Mega Mewtwo — Slightly Favorable
This matchup is very close in my testing as most variants of Mega Mewtwo play Shrine of Memories in order to use the Mewtwo-EX BKT 62’s Damage Change attack. This can offset your goal of Knocking Out opposing Megas in two hits and put the Prize trade in your opponent’s favor. Even one use of Damage Change can be crucial, and seeing as your opponent can hold the Stadium until he or she is prepared to Damage Change, Scizor’s attack will discard the Stadium after it has already served its purpose.
Luckily, Mega Scizor has a few advantages in other areas against Mega Mewtwo. Scizor is resistant to Psychic Pokémon which further adds to the damage reduction that Shield Energy and Reverse Valley provide. In addition, Mega Mewtwo decks often rely on DCE to increase their damage output, which can be discarded via Iron Crusher. Crushing Hammer can add to that discard, devastating a Mewtwo player’s board even more. This is especially useful to stop the usage of Damage Change, the Energy requirement of which can be difficult to fulfill early game without Mega Turbo.
Overall Damage Change can be extremely effective for the Mewtwo player, but if this attack can be avoided, Scizor has many inherent advantages that make the matchup winnable. I believe that despite those advantages, Damage Change makes the matchup only slightly favorable.
Volcanion — Unfavorable
This matchup is relatively straightforward. Volcanion STS can easily take knockouts on Scizor-EX and M Scizor-EX due to Weakness and the damage increase it receives from Volcanion-EX, resulting in a terrible Prize trade. Mega Scizor is forced to two-shot Volcanion STS as it has 10 HP more than the deck can dish out.

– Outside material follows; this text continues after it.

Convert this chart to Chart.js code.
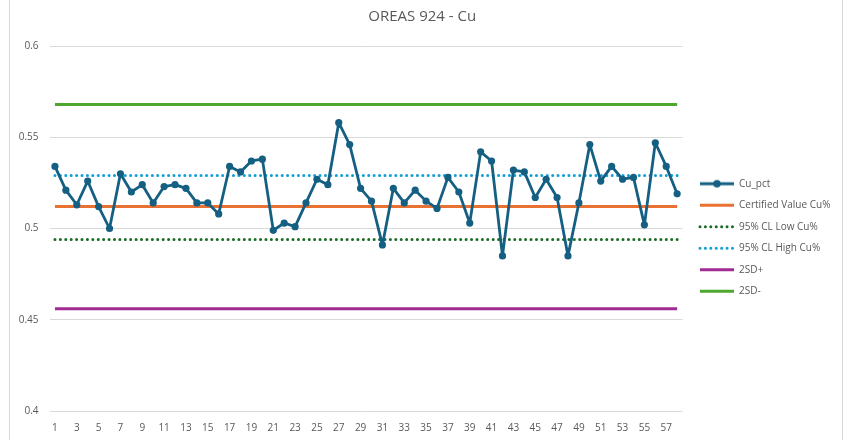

Aside from games where the Volcanion player starts Shaymin and is unable to draw much from there, I do not see a way to win this matchup, as Weakness and the negative Prize trade is simply too devastating for Mega Scizor to handle.
Speed Dark Variants — Even
Most decks using Dark Pokémon such as Darkrai-EX and Yveltal-EX are relatively similar. They often focus on using Max Elixir to accelerate Energy and apply quick pressure with strong attacks. I believe this matchup is even for a few reasons. First, Crushing Hammer can often force the Speed Dark player to attack for less damage, as both Darkrai’s and Yveltal’s most commonly used attacks rely on having Energy on the board. I find both decks often hit for similar numbers when Crushing Hammer is used to limit their Energy, and the use of Pokémon Center Lady helps Mega Scizor take two Prizes before your opponent and puts the Prize trade in your favor.
Scizor and most Dark Variants also run Reverse Valley; this card’s effects are eliminated when Metal and Dark Pokémon interact with each other as the damage increased for Dark Pokémon is countered by the damage reduced to Metal Pokémon.
Overall, if both decks set up at the same pace, the player who goes first and the outcome of Crushing Hammer flips often determine the winner, which makes me believe this matchup is relatively even.
Overall, I think Mega Scizor has a lot of potential in the Standard format. Iron Crusher can disrupt your opponents from using crucial pieces of their decks’ strategies and supply consistent damage output. Scizor can struggle against high-HP, non-EX attackers, but has many ways to reduce damage to create positive Prize exchanges in almost any matchup.
Thanks for reading — I hope this article helped show that Mega Scizor is more than capable of making the cut!